AIM:
Look at the data below and print exactly the lines from its first line through the line with "from plotly.subplots import make_subplots"; the pictures stay out of the copy.

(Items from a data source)
______
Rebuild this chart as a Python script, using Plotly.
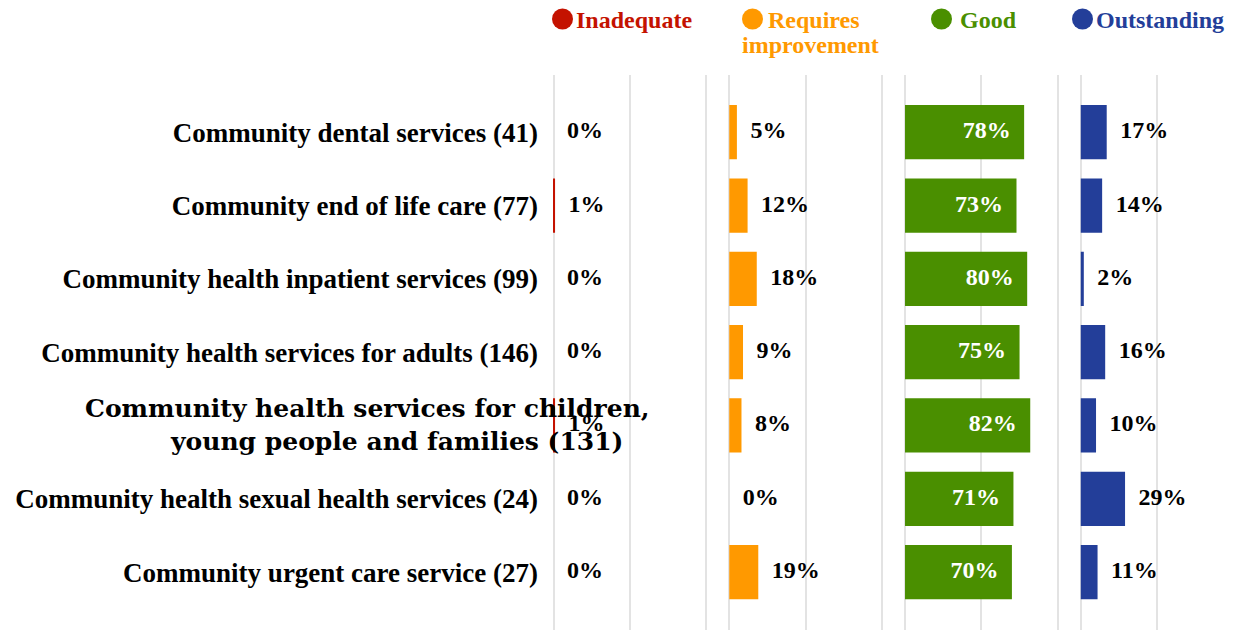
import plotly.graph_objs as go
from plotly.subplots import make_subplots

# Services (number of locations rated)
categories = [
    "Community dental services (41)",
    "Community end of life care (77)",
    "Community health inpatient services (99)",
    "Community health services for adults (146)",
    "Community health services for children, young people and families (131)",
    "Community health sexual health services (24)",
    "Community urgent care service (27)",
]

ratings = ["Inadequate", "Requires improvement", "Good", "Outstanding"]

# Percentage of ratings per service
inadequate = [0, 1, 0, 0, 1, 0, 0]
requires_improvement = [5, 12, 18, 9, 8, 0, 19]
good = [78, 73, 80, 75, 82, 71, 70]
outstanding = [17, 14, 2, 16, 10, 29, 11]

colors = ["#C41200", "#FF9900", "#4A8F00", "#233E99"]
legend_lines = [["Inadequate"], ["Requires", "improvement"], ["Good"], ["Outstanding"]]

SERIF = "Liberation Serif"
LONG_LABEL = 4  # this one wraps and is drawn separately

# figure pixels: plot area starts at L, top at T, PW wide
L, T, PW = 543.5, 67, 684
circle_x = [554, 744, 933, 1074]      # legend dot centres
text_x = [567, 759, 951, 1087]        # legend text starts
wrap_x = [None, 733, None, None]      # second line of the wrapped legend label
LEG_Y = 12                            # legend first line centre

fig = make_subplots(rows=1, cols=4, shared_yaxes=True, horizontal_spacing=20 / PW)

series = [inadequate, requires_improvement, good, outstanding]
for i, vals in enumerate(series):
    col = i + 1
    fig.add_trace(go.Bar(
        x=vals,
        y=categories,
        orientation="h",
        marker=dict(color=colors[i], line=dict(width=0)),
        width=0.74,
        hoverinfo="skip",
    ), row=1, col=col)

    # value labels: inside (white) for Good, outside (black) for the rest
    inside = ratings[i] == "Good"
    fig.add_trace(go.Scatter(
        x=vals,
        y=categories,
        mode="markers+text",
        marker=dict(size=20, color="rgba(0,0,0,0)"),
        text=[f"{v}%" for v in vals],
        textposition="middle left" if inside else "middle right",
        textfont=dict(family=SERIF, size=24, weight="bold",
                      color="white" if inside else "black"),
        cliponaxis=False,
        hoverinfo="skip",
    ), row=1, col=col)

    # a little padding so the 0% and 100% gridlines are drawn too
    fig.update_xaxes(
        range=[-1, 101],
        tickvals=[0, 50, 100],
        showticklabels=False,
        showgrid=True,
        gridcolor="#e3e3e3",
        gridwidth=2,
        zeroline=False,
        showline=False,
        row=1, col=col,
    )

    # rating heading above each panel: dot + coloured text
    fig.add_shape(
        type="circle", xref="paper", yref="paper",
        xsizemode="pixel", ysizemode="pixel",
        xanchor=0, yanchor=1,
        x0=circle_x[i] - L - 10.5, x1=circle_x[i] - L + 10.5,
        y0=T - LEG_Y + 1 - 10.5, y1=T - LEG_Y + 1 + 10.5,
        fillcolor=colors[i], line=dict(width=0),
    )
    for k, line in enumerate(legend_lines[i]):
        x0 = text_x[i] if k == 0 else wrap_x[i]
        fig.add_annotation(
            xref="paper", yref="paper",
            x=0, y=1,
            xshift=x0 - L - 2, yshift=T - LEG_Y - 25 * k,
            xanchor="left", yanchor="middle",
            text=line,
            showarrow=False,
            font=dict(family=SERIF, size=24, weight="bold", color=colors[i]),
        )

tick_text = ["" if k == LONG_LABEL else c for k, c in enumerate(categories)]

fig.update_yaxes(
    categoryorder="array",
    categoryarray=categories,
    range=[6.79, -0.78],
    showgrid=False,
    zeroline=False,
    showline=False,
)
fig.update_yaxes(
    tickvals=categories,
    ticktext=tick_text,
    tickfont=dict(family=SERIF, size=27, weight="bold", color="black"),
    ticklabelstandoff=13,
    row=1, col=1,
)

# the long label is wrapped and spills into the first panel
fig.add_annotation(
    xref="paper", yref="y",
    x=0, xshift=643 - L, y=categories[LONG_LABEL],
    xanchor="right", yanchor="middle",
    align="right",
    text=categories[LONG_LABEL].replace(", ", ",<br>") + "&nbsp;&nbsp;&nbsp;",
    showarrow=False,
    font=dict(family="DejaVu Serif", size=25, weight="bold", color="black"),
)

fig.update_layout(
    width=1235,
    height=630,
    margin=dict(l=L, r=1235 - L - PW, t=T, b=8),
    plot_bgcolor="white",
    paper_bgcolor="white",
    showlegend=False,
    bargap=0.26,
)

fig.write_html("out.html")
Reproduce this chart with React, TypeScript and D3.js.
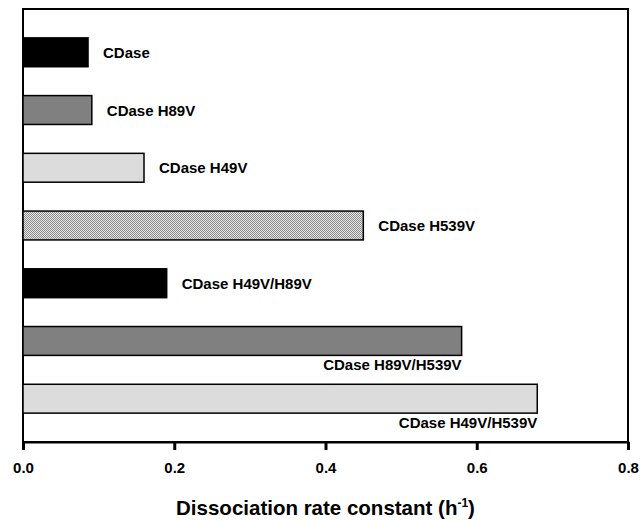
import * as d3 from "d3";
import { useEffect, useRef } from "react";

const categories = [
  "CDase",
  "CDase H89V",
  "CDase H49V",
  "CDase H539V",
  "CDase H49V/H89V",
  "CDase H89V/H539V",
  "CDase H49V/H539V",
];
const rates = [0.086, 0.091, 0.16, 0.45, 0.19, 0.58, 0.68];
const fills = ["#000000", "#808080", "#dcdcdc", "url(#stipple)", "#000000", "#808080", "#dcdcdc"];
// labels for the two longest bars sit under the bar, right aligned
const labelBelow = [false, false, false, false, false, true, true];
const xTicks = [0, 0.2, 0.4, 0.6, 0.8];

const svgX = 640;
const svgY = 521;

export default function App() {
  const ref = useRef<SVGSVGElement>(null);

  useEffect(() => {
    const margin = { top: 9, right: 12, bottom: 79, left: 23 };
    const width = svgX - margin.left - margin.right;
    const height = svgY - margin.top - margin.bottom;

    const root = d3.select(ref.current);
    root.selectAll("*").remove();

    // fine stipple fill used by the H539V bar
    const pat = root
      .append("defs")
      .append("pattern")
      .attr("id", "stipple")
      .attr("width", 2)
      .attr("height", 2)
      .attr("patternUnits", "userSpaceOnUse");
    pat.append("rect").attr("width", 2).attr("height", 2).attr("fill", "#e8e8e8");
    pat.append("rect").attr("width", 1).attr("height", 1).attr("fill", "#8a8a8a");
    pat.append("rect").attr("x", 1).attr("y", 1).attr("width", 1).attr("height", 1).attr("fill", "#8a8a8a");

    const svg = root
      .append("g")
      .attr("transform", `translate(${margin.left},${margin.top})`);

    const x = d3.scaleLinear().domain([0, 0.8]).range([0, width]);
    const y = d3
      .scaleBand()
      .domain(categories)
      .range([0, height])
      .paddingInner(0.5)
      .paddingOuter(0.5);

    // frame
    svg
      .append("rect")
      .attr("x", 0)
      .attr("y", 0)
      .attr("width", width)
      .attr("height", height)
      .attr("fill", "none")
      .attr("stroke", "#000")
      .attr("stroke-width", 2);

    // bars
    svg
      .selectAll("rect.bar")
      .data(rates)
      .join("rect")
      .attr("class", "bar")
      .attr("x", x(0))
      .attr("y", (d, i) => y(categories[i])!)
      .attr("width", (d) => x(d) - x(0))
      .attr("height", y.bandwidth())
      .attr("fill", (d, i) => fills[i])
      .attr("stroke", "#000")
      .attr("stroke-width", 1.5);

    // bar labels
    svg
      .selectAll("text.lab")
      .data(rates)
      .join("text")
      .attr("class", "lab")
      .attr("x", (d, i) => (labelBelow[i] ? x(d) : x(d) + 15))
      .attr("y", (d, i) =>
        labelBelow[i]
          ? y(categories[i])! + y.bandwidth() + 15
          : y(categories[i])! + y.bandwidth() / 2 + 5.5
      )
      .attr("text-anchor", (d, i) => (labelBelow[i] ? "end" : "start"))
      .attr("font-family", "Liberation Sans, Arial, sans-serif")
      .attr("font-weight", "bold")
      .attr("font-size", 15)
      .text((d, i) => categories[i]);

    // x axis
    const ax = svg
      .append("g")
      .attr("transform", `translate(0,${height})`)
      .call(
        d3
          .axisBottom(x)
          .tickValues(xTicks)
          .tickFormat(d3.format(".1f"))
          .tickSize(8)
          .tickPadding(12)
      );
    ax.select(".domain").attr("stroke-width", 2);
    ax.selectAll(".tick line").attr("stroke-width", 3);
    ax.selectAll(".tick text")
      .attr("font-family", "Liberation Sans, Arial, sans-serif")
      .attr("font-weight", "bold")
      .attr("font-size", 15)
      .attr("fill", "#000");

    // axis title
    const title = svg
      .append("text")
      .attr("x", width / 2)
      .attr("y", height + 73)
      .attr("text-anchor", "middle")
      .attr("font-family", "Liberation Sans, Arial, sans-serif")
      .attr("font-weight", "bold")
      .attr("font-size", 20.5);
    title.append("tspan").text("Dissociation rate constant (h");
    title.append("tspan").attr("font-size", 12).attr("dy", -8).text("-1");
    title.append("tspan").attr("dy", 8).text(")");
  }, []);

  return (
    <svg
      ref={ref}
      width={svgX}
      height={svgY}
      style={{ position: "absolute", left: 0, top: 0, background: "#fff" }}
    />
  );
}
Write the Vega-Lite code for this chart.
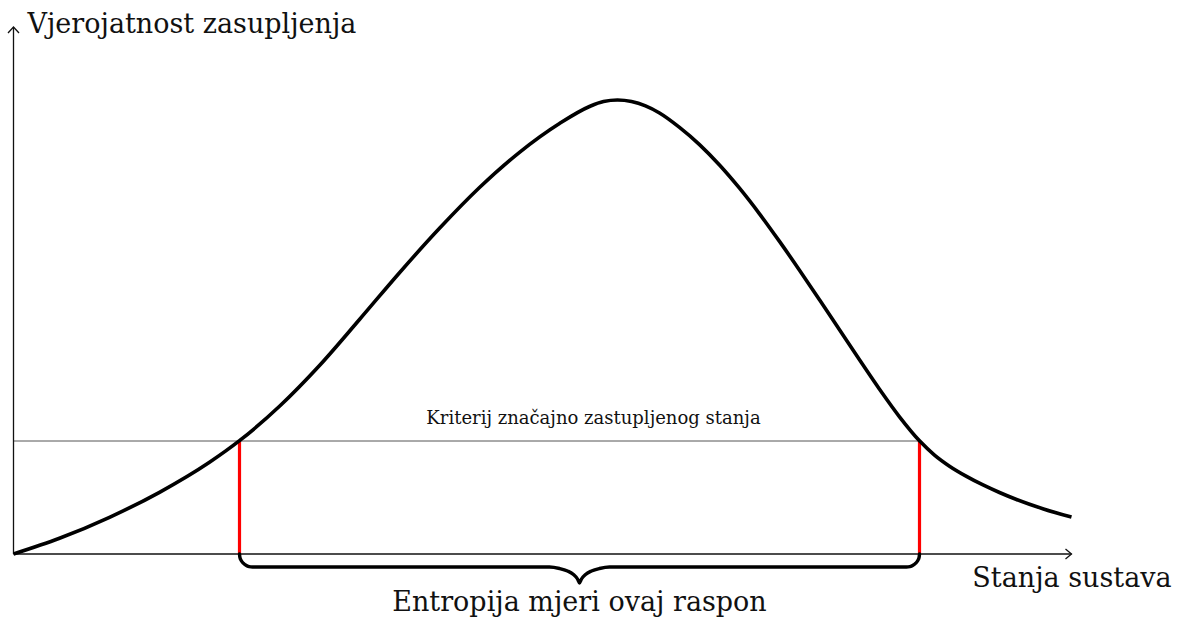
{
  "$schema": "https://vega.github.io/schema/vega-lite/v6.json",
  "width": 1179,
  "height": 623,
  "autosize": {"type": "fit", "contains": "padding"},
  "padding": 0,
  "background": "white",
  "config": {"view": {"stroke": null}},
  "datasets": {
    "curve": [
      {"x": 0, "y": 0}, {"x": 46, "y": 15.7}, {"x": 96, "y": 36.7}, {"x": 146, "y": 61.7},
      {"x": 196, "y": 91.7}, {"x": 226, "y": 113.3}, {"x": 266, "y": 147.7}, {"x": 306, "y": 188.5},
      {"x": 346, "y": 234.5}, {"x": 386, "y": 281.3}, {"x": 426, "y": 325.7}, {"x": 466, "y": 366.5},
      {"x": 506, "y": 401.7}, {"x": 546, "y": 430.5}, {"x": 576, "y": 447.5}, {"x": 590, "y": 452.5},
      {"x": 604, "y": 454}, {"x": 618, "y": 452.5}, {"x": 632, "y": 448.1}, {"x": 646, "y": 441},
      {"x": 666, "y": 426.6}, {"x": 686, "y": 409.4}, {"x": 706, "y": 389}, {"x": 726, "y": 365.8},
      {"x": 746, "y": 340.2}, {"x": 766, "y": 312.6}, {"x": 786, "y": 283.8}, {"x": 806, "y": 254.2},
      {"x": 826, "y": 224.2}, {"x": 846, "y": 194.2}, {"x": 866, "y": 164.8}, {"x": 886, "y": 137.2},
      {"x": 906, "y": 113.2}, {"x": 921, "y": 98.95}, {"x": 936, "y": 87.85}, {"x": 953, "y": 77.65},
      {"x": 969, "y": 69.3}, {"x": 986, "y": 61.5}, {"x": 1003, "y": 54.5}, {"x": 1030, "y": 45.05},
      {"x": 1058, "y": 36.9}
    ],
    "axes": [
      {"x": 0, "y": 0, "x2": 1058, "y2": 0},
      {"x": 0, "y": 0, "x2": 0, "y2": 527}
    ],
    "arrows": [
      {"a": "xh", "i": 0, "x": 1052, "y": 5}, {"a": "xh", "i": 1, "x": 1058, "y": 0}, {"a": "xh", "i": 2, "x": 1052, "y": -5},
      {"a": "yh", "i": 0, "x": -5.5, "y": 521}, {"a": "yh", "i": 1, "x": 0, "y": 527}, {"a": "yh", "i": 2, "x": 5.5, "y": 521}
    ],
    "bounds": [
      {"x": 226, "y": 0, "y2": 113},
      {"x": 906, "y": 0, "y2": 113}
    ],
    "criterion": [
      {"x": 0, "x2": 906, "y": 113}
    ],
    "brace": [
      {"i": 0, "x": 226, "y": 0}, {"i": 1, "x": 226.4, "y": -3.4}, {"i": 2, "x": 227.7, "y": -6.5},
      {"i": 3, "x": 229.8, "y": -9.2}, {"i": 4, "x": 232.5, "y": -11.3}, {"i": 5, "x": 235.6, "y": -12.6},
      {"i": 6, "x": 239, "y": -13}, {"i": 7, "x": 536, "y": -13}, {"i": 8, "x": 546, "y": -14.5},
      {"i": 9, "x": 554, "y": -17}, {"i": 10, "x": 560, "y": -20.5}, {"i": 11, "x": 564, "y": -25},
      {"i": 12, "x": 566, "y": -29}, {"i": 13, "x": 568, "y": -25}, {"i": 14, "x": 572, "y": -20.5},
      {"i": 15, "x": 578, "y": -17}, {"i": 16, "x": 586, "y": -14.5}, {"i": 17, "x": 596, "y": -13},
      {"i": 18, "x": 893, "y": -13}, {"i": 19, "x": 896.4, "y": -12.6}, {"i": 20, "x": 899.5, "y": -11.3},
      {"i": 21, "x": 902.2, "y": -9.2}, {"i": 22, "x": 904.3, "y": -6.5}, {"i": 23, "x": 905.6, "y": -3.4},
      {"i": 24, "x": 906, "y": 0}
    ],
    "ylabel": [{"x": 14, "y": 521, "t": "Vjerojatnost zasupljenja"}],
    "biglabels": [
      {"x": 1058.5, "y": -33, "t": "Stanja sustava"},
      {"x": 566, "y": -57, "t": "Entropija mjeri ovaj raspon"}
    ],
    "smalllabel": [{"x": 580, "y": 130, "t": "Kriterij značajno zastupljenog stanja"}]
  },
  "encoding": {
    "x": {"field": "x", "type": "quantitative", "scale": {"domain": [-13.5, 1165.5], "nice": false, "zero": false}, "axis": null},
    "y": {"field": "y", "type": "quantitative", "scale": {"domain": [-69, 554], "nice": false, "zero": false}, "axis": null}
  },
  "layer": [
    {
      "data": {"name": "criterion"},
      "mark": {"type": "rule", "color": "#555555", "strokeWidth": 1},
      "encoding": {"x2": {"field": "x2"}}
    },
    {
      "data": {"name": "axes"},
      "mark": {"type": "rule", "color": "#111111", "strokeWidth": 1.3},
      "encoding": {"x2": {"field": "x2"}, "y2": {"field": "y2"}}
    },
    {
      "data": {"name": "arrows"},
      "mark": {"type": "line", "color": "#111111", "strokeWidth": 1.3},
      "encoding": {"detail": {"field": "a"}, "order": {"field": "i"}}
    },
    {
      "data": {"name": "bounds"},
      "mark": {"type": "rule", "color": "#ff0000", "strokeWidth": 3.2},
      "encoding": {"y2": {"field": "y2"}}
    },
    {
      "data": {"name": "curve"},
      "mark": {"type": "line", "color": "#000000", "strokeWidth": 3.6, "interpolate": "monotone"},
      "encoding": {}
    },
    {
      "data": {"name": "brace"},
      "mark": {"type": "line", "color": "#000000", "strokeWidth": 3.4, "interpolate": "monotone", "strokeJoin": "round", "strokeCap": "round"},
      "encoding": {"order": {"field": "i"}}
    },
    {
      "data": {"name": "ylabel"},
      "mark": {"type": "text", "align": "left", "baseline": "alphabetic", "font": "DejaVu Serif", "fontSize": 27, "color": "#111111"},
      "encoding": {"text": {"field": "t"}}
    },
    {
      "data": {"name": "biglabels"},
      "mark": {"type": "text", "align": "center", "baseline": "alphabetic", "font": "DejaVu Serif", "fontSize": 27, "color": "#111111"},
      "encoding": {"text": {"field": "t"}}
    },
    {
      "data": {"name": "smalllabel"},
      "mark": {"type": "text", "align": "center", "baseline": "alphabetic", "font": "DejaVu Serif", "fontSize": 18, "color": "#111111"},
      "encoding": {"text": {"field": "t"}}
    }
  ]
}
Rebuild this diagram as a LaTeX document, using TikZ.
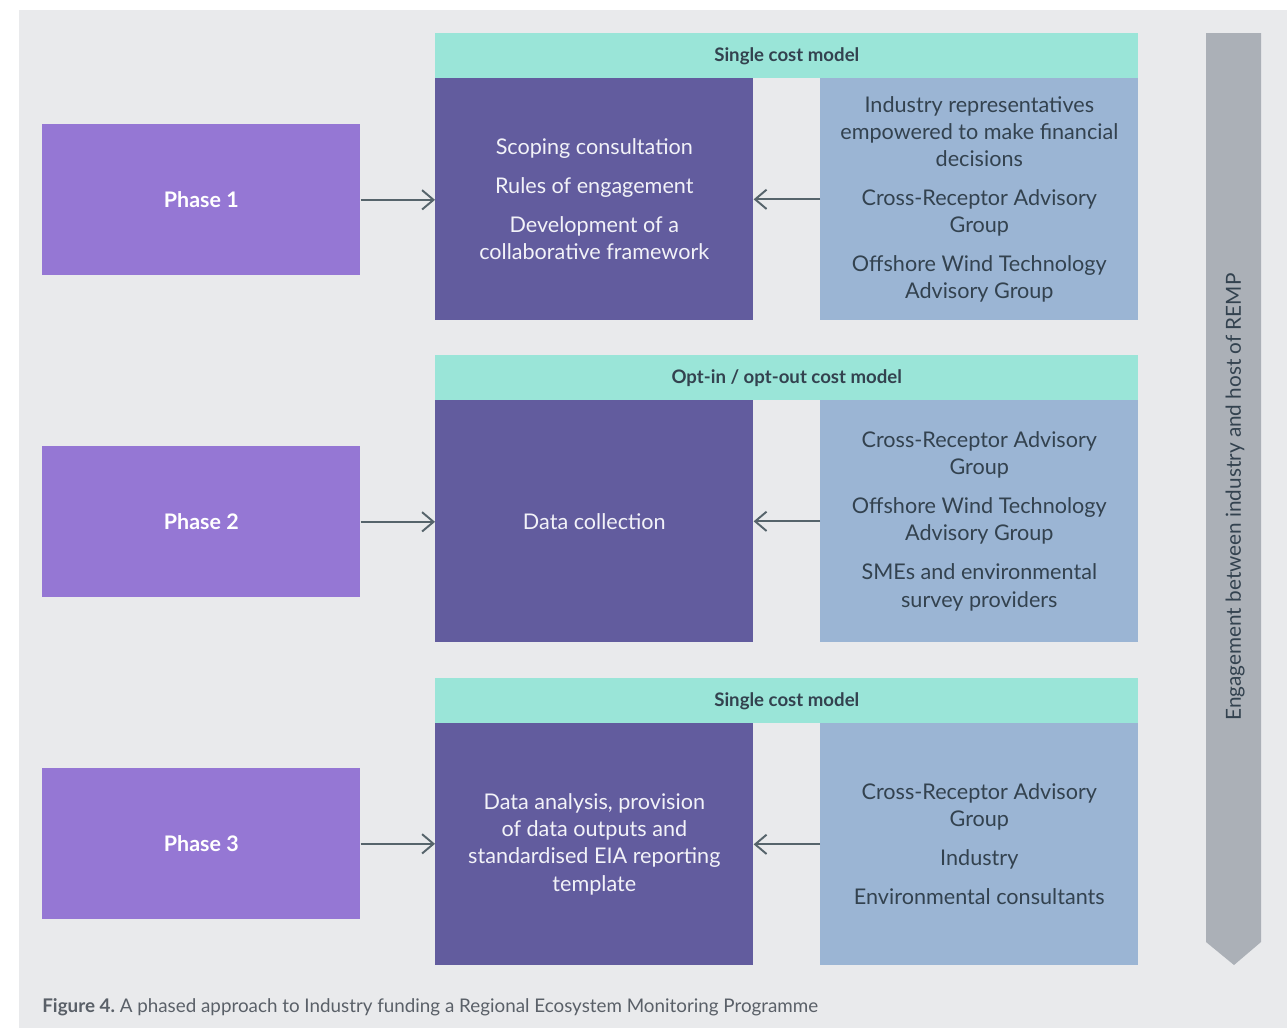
______
SOLVED EXERCISE:
Rebuild this chart as a Python script, using Plotly.
import plotly.graph_objs as go
from plotly.subplots import make_subplots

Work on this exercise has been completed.